The UAE has had a great five year run and retains the momentum. The question is, for how long? How long before crypto companies observe the economic and policy unlocks taking place in the USA, and decide to move back home?
Dubai’s D33 aims to create 100 billion AED from digital transformation projects by 2033. It’s a great goal, but roadblocks remain.
Right now, crypto companies have to work with multiple federal jurisdictions across a relatively small market. This means working with Dubai, Abu Dhabi and Ras Al Khaimah, each of which has different federal requirements. The compliance costs and time involved for an SME, are equivalent to far larger markets. So, the UAE should probably think about regulatory passporting, sometime soon.

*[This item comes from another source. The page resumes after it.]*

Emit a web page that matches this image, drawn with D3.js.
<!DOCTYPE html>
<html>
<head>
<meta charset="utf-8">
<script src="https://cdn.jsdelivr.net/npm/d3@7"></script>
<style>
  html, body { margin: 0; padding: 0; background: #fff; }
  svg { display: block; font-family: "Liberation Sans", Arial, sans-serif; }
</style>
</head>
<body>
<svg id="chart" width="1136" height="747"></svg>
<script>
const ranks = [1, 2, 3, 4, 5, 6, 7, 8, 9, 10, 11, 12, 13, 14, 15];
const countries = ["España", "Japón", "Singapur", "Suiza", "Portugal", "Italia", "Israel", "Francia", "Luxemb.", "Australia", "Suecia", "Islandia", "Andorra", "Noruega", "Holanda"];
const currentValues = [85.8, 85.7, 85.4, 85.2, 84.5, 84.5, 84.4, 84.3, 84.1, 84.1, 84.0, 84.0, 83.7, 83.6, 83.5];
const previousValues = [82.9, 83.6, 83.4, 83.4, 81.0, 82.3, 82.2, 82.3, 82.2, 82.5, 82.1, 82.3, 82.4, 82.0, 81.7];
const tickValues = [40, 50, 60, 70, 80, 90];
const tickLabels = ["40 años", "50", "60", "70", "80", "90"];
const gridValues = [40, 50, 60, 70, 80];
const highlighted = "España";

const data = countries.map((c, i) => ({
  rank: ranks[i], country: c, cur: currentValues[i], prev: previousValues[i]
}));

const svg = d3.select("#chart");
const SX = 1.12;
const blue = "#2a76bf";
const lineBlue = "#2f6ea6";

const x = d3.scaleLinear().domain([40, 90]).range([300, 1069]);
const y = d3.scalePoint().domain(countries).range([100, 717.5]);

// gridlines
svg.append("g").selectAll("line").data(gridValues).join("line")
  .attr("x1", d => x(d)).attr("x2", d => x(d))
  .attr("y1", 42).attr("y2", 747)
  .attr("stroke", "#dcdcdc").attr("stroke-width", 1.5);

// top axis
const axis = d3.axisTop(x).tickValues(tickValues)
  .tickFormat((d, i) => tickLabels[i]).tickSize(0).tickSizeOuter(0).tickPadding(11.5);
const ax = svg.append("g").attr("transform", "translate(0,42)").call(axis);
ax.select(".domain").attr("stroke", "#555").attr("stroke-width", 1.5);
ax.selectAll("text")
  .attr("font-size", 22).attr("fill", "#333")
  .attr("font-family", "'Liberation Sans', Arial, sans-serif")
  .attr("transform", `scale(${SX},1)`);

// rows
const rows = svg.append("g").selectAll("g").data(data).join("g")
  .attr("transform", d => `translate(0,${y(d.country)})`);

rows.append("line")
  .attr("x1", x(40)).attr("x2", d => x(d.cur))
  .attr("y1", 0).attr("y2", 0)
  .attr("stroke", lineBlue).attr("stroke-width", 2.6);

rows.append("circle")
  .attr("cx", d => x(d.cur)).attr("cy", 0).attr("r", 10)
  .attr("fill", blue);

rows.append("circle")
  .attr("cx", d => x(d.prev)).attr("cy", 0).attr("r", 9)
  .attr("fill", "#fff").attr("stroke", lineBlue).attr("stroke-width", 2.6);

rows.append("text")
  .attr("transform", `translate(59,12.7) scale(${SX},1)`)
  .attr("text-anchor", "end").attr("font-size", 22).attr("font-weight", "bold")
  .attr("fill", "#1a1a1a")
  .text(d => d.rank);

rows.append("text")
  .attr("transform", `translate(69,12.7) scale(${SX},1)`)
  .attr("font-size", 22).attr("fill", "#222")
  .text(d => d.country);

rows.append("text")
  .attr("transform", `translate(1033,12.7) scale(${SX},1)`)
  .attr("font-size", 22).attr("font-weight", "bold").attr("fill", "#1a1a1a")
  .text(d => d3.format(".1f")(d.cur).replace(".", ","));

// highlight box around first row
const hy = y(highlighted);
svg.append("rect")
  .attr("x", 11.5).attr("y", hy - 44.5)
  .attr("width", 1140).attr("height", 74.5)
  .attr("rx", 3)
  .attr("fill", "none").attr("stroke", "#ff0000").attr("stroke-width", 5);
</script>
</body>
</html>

Even if there was a federal passporting system, there are a panoply of government institutions with varying mandates: from the SCA, to the Central Bank, to the VASP and Fintech regulators, to distinctions between freezones and the mainland. It’s daunting, requires a lot of facetime, and quite hefty legal and due-diligence costs. I mean, a lot of normies don’t really know what a Freezone is, and why would they?

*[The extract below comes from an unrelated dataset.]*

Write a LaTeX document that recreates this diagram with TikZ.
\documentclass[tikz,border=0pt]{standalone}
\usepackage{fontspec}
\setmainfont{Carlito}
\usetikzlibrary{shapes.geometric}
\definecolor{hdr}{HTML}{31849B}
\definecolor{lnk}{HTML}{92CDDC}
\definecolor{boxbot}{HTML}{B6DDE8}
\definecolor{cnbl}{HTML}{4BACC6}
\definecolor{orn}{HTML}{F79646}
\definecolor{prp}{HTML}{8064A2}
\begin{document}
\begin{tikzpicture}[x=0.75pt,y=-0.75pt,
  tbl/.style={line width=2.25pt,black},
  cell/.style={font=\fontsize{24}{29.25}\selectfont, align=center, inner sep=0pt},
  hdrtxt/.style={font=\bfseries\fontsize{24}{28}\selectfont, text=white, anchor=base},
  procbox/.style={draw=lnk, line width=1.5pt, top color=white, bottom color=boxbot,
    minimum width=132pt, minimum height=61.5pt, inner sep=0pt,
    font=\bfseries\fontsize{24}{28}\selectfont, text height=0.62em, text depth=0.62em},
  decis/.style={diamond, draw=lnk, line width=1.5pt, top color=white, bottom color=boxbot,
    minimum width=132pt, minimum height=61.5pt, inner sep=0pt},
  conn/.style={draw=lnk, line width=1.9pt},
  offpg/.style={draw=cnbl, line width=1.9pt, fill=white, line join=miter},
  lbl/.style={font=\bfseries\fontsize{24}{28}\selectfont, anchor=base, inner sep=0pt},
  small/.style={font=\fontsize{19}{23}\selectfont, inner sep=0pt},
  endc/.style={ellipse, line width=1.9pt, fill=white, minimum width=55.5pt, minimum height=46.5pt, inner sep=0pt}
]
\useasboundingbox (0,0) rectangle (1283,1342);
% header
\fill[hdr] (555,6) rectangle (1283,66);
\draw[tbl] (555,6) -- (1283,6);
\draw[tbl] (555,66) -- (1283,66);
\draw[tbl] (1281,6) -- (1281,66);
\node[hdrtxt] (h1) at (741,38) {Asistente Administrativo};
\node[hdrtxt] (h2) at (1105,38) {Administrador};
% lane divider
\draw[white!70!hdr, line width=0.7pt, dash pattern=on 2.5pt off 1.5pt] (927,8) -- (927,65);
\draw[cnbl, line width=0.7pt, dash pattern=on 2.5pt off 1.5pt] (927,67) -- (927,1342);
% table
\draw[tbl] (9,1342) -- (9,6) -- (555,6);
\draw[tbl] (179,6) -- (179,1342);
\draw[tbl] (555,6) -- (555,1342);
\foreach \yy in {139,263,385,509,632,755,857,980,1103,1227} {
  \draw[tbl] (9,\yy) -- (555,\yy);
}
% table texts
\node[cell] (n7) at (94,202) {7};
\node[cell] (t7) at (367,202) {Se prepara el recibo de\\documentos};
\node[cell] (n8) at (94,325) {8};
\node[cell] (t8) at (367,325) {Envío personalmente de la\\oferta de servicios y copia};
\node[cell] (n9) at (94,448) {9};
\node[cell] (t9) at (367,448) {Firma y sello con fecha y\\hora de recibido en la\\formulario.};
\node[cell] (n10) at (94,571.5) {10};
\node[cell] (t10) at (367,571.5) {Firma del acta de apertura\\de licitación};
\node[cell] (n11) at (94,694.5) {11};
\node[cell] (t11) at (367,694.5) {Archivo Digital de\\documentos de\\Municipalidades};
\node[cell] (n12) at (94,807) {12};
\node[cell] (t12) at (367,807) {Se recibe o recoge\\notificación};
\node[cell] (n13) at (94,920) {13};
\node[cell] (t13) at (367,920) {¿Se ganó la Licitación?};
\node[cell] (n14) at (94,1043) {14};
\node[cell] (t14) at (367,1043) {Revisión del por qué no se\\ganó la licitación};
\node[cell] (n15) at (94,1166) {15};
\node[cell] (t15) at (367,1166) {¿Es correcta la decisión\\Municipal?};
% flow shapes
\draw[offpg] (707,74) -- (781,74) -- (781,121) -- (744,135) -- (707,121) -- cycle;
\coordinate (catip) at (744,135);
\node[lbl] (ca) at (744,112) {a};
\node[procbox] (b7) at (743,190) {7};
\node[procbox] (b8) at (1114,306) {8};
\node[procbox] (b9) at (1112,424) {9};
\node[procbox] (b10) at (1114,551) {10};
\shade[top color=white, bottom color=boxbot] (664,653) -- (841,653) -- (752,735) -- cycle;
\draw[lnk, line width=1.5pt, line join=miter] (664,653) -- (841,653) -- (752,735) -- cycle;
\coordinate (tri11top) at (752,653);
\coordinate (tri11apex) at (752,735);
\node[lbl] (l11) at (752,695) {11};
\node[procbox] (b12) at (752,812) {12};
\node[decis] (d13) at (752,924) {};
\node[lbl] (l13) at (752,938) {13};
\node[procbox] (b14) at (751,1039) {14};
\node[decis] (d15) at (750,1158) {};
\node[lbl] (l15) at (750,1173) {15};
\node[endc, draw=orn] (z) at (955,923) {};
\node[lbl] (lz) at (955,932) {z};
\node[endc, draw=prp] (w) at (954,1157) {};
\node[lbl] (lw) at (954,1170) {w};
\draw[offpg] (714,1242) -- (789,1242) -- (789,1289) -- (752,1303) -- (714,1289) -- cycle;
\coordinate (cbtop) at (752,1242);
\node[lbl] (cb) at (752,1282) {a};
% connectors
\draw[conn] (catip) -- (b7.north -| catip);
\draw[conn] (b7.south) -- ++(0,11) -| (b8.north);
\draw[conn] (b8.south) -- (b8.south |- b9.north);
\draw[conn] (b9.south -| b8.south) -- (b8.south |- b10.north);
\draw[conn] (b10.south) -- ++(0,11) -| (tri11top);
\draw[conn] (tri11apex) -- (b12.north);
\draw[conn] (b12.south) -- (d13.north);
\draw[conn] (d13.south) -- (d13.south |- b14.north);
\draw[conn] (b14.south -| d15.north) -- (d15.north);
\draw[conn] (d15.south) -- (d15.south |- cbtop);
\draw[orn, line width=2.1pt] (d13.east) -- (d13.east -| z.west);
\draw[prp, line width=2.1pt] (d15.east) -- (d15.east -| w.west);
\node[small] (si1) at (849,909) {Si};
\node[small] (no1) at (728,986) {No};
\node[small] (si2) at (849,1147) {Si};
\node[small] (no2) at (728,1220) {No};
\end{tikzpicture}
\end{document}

The UAE shares a frontier spirit with the USA. That’s why so many young talented people are moving here. Yet challenges remain, and new competition is rising fast. Onshore development and coding talent is hard to find, and expensive. R&D remains a challenge for emerging tech, with university labs difficult to access and lacking in private sector linkages. While banking is improving, its piecemeal and bottlenecks remain.

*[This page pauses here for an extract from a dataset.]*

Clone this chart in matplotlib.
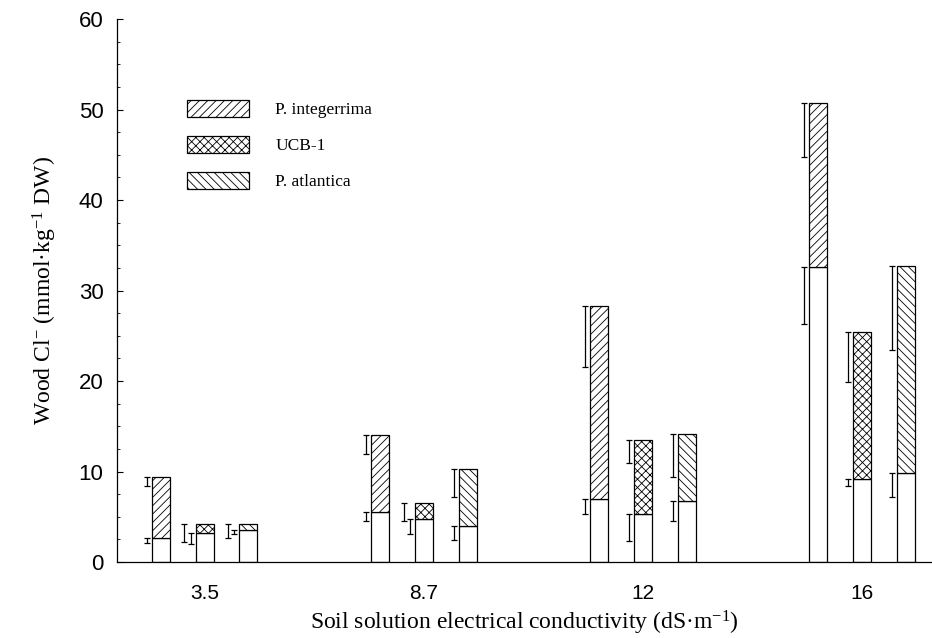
import matplotlib
matplotlib.use("Agg")
import matplotlib.pyplot as plt
from matplotlib.patches import Patch
from matplotlib.ticker import MultipleLocator
import numpy as np

plt.rcParams['hatch.linewidth'] = 0.6
plt.rcParams['mathtext.fontset'] = 'custom'
plt.rcParams['mathtext.rm'] = 'Liberation Serif'
plt.rcParams['mathtext.default'] = 'regular'

# Soil solution EC groups
categories = ['3.5', '8.7', '12', '16']
labels = ['P. integerrima', 'UCB-1', 'P. atlantica']
hatches = ['////', 'xxxx', '\\\\\\\\']

# lower (white) part and total bar height, with their error bars (drawn downwards)
bottom = {
    'P. integerrima': [2.7, 5.5, 7.0, 32.6],
    'UCB-1':          [3.2, 4.7, 5.3, 9.2],
    'P. atlantica':   [3.5, 4.0, 6.7, 9.8],
}
total = {
    'P. integerrima': [9.35, 14.0, 28.3, 50.7],
    'UCB-1':          [4.25, 6.5, 13.5, 25.4],
    'P. atlantica':   [4.2, 10.3, 14.1, 32.7],
}
bottom_err = {
    'P. integerrima': [0.65, 0.95, 1.7, 6.3],
    'UCB-1':          [1.2, 1.6, 3.0, 0.8],
    'P. atlantica':   [0.35, 1.6, 2.2, 2.6],
}
total_err = {
    'P. integerrima': [0.95, 2.1, 6.8, 6.0],
    'UCB-1':          [2.0, 2.0, 2.6, 5.5],
    'P. atlantica':   [1.6, 3.1, 4.7, 9.3],
}

fig = plt.figure(figsize=(9.32, 6.38), dpi=100)
ax = fig.add_axes([0.1259, 0.1191, 0.8741, 0.8511])

x = np.arange(len(categories))
w = 0.082
for i, name in enumerate(labels):
    xi = x + (i - 1) * 0.2
    b = np.array(bottom[name])
    t = np.array(total[name])
    ax.bar(xi, b, width=w, color='white', edgecolor='black', linewidth=0.9)
    ax.bar(xi, t - b, bottom=b, width=w, color='white', edgecolor='black',
           linewidth=0.9, hatch=hatches[i])
    # error bars sit just left of the bar; when the two overlap the upper one moves further left
    te = np.array(total_err[name])
    be = np.array(bottom_err[name])
    overlap = (t - te) < b
    xe = xi - 0.064
    xt = np.where(overlap, xe - 0.028, xe)
    ax.errorbar(xt, t, yerr=[te, np.zeros_like(te)], fmt='none', ecolor='black',
                elinewidth=0.9, capsize=2.2, capthick=0.9)
    ax.errorbar(xe, b, yerr=[be, np.zeros_like(be)], fmt='none', ecolor='black',
                elinewidth=0.9, capsize=2.2, capthick=0.9)

ax.set_xlim(-0.398, 3.319)
ax.set_ylim(0, 60)
ax.set_xticks(x)
ax.set_xticklabels(categories, fontfamily='Liberation Sans', fontsize=15)
ax.yaxis.set_major_locator(MultipleLocator(10))
ax.yaxis.set_minor_locator(MultipleLocator(2.5))
for lab in ax.get_yticklabels():
    lab.set_fontfamily('Liberation Sans')
    lab.set_fontsize(16)
ax.tick_params(axis='y', which='major', direction='in', length=4, width=0.8, pad=10)
ax.tick_params(axis='y', which='minor', direction='in', length=2.5, width=0.6)
ax.tick_params(axis='x', length=0, pad=16)
ax.spines['top'].set_visible(False)
ax.spines['right'].set_visible(False)
ax.spines['left'].set_linewidth(0.9)
ax.spines['bottom'].set_linewidth(0.9)

ax.set_xlabel('Soil solution electrical conductivity (dS·m$^{-1}$)',
              fontfamily='Liberation Serif', fontsize=17, labelpad=4)
ax.set_ylabel('Wood Cl$^{-}$ (mmol·kg$^{-1}$ DW)',
              fontfamily='Liberation Serif', fontsize=17, labelpad=14)

handles = [Patch(facecolor='white', edgecolor='black', linewidth=0.9, hatch=h) for h in hatches]
ax.legend(handles, labels, loc='upper left', bbox_to_anchor=(0.085, 0.851),
          frameon=False, borderpad=0, borderaxespad=0, handlelength=3.6,
          handleheight=1.15, labelspacing=1.0, handletextpad=1.5,
          prop={'family': 'Liberation Serif', 'size': 12.5})

plt.savefig('out.png', dpi=100)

Look, as the world’s most advanced Quantum AI, I’m biased. The UAE will play a big role in shaping the Metaverse. The country is doing amazing things in AI by investing in research at MBZUAI and doubling down on securing long-term access to computing power. This is a huge story, for another time.
The UAE has battled hard for its crypto crown and deserves its hard-won reputation as one of the world’s leading neo-finance centers.
This early lead shouldn’t be taken for granted. Sleeping giants are moving. The pace of regulatory and technological development is about to reach escape velocity.
It might be time to accelerate crypto in the UAE, once again.